▸ **Required task**:
Gather each line containing the string "diagram" from these entries.

Code that draws figures:
----

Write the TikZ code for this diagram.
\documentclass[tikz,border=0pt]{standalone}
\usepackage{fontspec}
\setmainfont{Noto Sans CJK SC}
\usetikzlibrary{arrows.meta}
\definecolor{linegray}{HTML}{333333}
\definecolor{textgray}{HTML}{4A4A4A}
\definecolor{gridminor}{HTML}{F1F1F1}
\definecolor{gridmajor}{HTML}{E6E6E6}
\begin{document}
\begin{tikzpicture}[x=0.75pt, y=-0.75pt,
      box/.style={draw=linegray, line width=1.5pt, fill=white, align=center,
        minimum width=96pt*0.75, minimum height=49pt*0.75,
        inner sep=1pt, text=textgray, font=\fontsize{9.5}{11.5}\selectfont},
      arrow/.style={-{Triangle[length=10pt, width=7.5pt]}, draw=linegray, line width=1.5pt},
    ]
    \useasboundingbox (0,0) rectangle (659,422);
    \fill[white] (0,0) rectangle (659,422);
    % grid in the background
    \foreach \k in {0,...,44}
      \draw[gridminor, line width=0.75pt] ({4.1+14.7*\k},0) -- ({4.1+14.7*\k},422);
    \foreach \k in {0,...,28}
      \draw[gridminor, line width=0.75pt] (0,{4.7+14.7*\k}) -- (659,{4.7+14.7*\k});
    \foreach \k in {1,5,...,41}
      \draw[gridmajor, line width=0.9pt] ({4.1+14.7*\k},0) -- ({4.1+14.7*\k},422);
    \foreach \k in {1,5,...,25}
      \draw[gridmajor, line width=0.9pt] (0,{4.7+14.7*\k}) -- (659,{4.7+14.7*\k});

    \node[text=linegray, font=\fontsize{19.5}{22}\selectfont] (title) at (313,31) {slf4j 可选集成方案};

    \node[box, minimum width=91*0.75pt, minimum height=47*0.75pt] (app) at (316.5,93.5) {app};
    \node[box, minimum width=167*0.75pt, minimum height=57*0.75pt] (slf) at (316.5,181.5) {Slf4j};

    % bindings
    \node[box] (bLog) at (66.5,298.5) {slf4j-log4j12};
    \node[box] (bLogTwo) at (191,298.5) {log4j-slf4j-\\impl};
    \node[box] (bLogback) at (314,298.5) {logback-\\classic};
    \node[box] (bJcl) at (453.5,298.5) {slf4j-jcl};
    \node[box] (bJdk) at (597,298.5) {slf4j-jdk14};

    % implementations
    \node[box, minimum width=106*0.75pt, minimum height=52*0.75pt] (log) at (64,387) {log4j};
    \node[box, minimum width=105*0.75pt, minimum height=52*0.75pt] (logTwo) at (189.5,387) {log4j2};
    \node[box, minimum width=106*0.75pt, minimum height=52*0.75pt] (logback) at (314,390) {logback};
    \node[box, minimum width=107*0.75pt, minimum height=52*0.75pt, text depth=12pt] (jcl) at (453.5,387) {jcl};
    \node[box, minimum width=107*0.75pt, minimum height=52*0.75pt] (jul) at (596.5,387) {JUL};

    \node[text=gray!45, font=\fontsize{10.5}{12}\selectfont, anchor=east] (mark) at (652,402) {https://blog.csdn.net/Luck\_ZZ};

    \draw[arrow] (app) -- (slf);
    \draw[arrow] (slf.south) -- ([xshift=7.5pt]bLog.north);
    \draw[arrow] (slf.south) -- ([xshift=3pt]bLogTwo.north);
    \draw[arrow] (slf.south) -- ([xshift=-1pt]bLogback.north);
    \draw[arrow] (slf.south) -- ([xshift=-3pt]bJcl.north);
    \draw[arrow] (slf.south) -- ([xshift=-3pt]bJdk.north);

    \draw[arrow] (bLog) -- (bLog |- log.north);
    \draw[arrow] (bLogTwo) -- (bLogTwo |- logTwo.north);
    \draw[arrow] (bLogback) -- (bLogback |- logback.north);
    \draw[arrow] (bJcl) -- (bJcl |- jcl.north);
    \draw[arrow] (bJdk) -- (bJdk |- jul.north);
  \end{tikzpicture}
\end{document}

----

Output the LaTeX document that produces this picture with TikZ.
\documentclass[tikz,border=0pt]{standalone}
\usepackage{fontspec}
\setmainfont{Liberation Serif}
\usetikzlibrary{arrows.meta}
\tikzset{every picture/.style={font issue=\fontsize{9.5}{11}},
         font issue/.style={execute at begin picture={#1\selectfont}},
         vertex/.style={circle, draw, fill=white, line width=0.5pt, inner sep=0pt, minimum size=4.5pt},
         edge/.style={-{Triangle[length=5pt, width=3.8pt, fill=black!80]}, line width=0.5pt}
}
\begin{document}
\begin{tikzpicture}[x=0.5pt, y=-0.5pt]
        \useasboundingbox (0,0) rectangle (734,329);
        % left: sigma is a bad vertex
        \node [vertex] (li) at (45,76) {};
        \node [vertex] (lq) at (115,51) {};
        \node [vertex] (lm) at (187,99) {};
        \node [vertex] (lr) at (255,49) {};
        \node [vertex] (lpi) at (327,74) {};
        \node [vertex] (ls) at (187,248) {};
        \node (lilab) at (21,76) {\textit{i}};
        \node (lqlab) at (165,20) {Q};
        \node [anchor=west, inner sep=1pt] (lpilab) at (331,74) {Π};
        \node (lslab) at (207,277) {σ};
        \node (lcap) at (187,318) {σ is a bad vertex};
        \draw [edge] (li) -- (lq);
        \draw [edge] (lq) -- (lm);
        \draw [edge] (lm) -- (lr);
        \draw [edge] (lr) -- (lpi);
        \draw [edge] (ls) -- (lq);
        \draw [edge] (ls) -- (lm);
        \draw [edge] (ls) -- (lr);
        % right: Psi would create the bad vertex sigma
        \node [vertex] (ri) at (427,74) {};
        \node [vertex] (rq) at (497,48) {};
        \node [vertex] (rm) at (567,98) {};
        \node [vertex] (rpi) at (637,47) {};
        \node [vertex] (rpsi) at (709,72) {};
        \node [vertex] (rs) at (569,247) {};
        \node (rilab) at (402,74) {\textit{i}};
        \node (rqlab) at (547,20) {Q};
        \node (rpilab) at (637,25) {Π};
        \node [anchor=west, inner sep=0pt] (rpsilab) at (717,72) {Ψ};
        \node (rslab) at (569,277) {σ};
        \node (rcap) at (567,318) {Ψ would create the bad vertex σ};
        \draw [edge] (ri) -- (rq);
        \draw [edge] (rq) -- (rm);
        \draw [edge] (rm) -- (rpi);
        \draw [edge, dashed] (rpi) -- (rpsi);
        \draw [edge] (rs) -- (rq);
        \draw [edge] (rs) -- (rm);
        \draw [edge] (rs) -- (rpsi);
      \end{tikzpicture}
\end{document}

----

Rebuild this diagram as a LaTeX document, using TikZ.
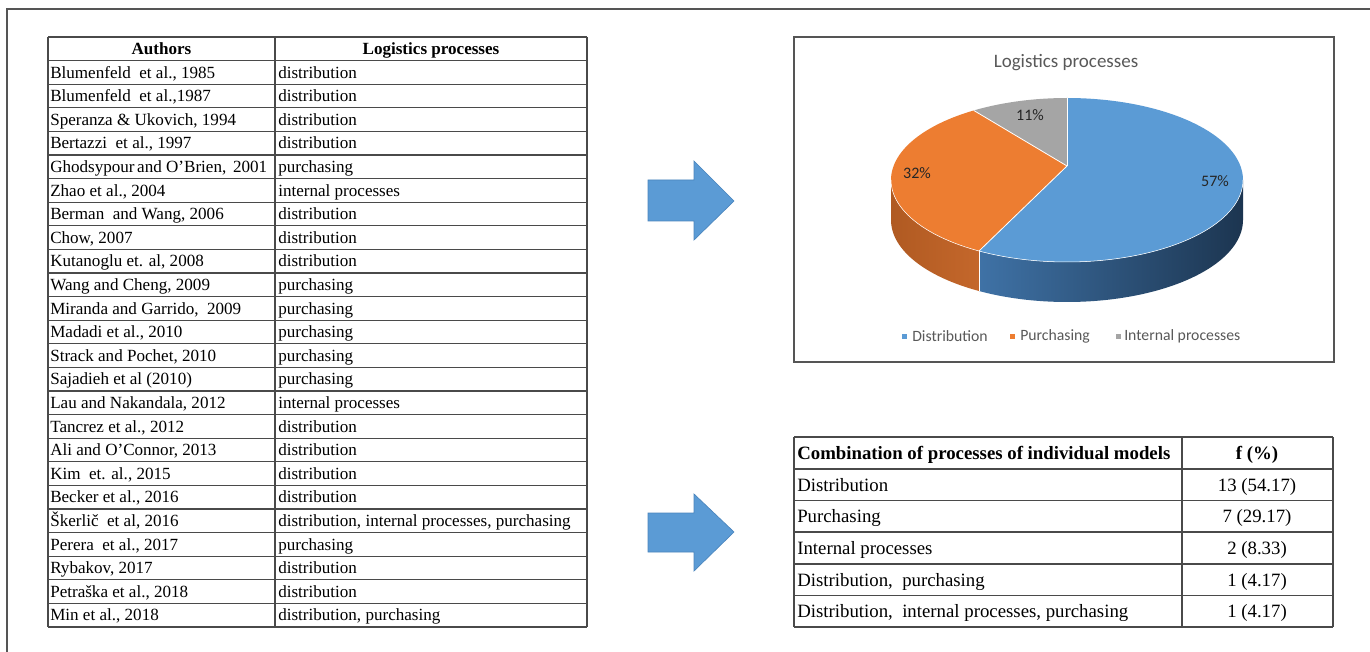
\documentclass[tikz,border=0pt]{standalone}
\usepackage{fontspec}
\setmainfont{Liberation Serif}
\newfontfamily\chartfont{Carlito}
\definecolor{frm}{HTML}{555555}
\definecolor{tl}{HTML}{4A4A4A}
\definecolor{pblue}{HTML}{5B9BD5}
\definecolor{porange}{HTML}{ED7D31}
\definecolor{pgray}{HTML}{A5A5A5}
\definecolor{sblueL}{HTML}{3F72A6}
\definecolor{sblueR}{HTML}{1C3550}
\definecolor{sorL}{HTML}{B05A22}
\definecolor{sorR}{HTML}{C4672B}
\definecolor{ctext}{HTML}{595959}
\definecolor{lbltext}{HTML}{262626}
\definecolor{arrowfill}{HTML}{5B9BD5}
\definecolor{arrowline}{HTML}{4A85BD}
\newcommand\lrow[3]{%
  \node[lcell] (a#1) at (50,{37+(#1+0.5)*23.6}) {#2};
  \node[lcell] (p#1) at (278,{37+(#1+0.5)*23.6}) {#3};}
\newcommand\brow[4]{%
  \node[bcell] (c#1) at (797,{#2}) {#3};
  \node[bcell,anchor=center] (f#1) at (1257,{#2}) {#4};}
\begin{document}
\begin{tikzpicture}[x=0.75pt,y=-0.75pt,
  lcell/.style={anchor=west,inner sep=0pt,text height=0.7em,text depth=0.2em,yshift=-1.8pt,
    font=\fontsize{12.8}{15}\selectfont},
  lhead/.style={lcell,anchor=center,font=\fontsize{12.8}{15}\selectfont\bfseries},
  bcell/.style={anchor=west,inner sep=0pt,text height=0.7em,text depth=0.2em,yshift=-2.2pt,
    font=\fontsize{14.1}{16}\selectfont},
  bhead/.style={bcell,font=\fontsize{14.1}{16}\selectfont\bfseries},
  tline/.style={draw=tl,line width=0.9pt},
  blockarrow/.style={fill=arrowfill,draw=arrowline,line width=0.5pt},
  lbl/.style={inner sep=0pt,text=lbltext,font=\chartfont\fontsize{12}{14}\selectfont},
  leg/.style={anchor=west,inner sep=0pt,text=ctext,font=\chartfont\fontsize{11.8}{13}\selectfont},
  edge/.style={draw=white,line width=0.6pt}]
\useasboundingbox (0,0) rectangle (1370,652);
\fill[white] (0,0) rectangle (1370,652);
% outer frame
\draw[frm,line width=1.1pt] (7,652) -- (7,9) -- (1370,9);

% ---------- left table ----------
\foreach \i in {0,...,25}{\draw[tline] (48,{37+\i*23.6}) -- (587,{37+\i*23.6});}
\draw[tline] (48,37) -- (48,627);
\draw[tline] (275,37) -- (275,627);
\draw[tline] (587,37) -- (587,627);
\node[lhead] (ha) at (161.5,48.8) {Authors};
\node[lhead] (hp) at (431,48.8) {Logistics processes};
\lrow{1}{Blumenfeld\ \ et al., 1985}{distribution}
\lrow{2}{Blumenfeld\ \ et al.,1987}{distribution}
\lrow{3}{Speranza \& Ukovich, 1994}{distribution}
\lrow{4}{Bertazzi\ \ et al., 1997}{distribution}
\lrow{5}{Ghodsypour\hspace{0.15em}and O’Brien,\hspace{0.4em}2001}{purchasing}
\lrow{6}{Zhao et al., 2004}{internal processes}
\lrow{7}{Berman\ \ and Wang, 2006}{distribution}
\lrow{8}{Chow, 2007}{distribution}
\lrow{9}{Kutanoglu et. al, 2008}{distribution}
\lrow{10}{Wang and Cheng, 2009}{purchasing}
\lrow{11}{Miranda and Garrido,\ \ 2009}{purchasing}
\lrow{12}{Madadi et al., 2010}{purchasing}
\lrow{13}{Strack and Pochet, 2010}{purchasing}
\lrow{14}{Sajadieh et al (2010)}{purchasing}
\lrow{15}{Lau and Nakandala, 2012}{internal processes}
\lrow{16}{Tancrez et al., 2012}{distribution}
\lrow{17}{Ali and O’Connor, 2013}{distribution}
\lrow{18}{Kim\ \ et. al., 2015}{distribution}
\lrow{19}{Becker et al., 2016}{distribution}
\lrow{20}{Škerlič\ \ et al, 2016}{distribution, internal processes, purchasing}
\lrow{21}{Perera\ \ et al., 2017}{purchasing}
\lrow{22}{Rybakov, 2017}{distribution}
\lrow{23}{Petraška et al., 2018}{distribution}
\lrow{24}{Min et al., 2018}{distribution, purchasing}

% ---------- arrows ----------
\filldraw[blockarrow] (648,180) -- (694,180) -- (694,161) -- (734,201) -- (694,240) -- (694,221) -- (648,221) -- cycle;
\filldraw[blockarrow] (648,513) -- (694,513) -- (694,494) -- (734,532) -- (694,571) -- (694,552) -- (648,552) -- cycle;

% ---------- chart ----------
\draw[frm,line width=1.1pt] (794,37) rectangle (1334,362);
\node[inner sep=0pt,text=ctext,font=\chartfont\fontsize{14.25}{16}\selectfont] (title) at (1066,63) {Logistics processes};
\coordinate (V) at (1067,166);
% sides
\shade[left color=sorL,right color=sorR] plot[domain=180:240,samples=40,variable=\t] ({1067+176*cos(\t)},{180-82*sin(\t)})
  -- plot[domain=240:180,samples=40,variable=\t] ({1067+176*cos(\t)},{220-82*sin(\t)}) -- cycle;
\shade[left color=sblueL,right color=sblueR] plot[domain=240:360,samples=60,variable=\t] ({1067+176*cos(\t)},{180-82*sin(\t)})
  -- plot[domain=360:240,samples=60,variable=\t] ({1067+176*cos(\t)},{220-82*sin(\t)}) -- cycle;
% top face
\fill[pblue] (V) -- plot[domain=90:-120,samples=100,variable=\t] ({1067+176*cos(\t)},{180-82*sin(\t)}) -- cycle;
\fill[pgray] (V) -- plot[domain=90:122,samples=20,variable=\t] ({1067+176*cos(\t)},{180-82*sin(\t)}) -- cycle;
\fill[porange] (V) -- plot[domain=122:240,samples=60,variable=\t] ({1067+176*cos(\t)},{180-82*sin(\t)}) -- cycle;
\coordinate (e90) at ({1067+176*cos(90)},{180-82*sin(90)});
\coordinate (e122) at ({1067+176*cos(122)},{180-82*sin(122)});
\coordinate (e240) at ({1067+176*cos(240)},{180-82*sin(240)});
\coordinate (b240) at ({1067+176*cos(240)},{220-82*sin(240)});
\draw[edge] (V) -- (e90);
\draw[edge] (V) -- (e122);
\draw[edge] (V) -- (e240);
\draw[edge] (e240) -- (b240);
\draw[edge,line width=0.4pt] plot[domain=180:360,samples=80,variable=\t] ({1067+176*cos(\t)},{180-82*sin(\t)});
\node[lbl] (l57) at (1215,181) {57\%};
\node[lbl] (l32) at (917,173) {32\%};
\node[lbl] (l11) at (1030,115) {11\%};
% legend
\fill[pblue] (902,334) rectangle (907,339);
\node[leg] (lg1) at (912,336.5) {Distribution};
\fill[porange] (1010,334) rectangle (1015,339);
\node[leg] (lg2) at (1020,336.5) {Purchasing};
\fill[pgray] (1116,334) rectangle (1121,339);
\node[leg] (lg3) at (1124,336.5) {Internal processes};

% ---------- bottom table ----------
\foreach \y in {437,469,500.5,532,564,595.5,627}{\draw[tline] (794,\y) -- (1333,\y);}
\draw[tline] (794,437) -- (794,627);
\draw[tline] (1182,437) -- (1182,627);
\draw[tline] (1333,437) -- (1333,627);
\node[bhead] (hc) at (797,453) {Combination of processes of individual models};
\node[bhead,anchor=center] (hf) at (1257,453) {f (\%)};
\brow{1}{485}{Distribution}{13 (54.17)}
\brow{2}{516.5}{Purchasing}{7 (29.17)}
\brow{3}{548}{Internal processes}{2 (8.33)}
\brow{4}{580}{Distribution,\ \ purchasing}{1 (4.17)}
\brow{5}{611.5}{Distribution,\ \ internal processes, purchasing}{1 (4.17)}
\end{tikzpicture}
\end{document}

----

▸ **Correct response**:
Write the TikZ code for this diagram.
Rebuild this diagram as a LaTeX document, using TikZ.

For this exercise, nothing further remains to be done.